Une autre source proche d'Ivanka a un jugement plus sympathique : "Personne n'a jamais vraiment connu ce genre de situation avant elle. Ce sont des circonstances qui n’ont pas connu de précédent... Il n'y a pas de modèle spécifique. Les bonnes nouvelles offrent beaucoup de possibilités, mais représentent aussi des défis".

Profiter d’un nom politiquement célèbre n’est pas tout à fait nouveau, bien sûr. Billy Carter a déposé la bière "Billy Beer" en 1977, l'année où son frère, Jimmy, a été nommé 39ème président des Etats-Unis. Tony et Hugh Rodham, frères d'Hillary, ont fait toutes sortes de trucs bizarres, comme cultiver des noisettes dans la République de Géorgie, ce qui a provoqué des maux de tête au président Clinton.

La différence, c’est le niveau d'influence d’Ivanka sur le nouveau Président. Elle a été l'arme politique la plus fiable de son père, plus qu’une fille, une femme politique qui l’a vendu à certaines parties du public américain qui, sinon, auraient pu le trouver désagréable. Donald Trump lui a fait confiance, selon son propre témoignage et selon des sources proches, il lui a fait confiance plus qu’à quiconque. Il l’a formée pour qu’elle reprenne l'entreprise familiale, mais maintenant que la situation a changé, il semble peu probable que Donald Trump sera en mesure ou désireux de gouverner sans l’avoir en permanence à ses côtés

"Si la loi sur les conflits d'intérêt s’applique et que vous êtes un employé du gouvernement, même un employé très spécial du gouvernement", dit Painter "alors c’est une infraction pénale de participer à toute action gouvernementale qui a un impact direct sur votre bien-être financier".

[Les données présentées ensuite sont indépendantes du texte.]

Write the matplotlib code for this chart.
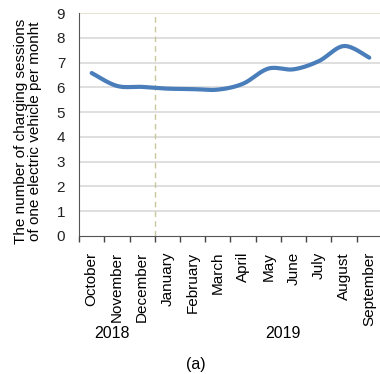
import numpy as np
import matplotlib
matplotlib.use("Agg")
import matplotlib.pyplot as plt

plt.rcParams['font.family'] = ['Liberation Sans', 'DejaVu Sans']

months = ["October", "November", "December", "January", "February", "March",
          "April", "May", "June", "July", "August", "September"]
sessions = [6.58, 6.06, 6.02, 5.95, 5.93, 5.91, 6.15, 6.76, 6.73, 7.06, 7.67, 7.20]
years = ["2018", "2019"]
y_ticks = [0, 1, 2, 3, 4, 5, 6, 7, 8, 9]


def smooth_curve(x, y, steps=30):
    """Cubic Bezier smoothing (Catmull-Rom style, tension 1/6)."""
    x = np.asarray(x, float)
    y = np.asarray(y, float)
    px = np.concatenate([[x[0]], x, [x[-1]]])
    py = np.concatenate([[y[0]], y, [y[-1]]])
    xs, ys = [], []
    t = np.linspace(0, 1, steps)
    for i in range(1, len(x)):
        p0 = np.array([px[i], py[i]])
        p3 = np.array([px[i + 1], py[i + 1]])
        c1 = p0 + (np.array([px[i + 1], py[i + 1]]) - np.array([px[i - 1], py[i - 1]])) / 6
        c2 = p3 - (np.array([px[i + 2], py[i + 2]]) - np.array([px[i], py[i]])) / 6
        b = ((1 - t) ** 3)[:, None] * p0 + (3 * (1 - t) ** 2 * t)[:, None] * c1 \
            + (3 * (1 - t) * t ** 2)[:, None] * c2 + (t ** 3)[:, None] * p3
        xs.append(b[:, 0])
        ys.append(b[:, 1])
    return np.concatenate(xs), np.concatenate(ys)


fig = plt.figure(figsize=(3.80, 3.74), dpi=100)
ax = fig.add_axes([0.208, 0.369, 0.797, 0.596])

x = np.arange(len(months))
sx, sy = smooth_curve(x, sessions)

for v in y_ticks[1:]:
    ax.axhline(v, color="#dcdcdc" if v < 9 else "#e4dfcf", lw=1.3, zorder=1)

ax.axvline(2.5, color="#c8c79a", lw=1.0, ls=(0, (4, 3)), zorder=1)
ax.plot(sx, sy, color="#4a7ebb", lw=3.0, solid_capstyle="round", zorder=3)

ax.set_xlim(-0.5, 11.5)
ax.set_ylim(0, 9)
ax.set_yticks(y_ticks)
ax.tick_params(axis="y", length=0, pad=10, labelsize=11, colors="#222222")

ax.set_xticks(x)
ax.set_xticklabels(months, rotation=90, fontsize=11)
ax.tick_params(axis="x", which="major", length=0, pad=11.5)
ax.set_xticks(np.arange(-0.5, 12, 1), minor=True)
ax.tick_params(axis="x", which="minor", length=4, width=1, direction="out", color="#444444")

for s in ["top", "right"]:
    ax.spines[s].set_visible(False)
ax.spines["left"].set_color("#555555")
ax.spines["bottom"].set_color("#555555")

ax.set_ylabel("The number of charging sessions\nof one electric vehicle per monht",
              fontsize=11, linespacing=1.0)
ax.yaxis.set_label_coords(-0.123, 0.47)

fig.text(112 / 380, 1 - 334 / 374, years[0], ha="center", va="center", fontsize=11.5)
fig.text(283 / 380, 1 - 334 / 374, years[1], ha="center", va="center", fontsize=11.5)
fig.text(196 / 380, 1 - 365 / 374, "(a)", ha="center", va="center", fontsize=11.5)

fig.savefig("out.png", dpi=100)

Si Ivanka était simplement un conseiller informel, ou à la tête d'un groupe de travail sans rapport avec sa marque à elle ou avec l'entreprise de son père, elle serait en mesure d’éviter de négocier son influence si elle le jugeait bon. "Elle doit se concentrer sur un domaine de la politique qui n'a vraiment rien à voir avec ce qu'elle essaie de vendre", a déclaré Painter.

Une source proche d’Ivanka dit qu'elle est consciente du fait qu'elle doit faire preuve de prudence tout en ayant un pied dans le monde de son entreprise et un pied dans l'administration naissante : "Elle le sait, elle essaie de régler cette situation. C’est un processus en cours".

A la fin du mois dernier, Ivanka a franchi une première étape en séparant ses comptes personnels de ceux de sa marque de style de vie sur les réseaux sociaux, bien que la différence entre les comptes soit minime. Mais immédiatement après avoir annoncé cette séparation, elle a commencé à partager sur son compte Twitter personnel des tweets postés sur le compte de sa marque pour promouvoir ses produits.

"Ce n'est pas une affaire", selon une source proche. "Elle est simplement un peu perdue".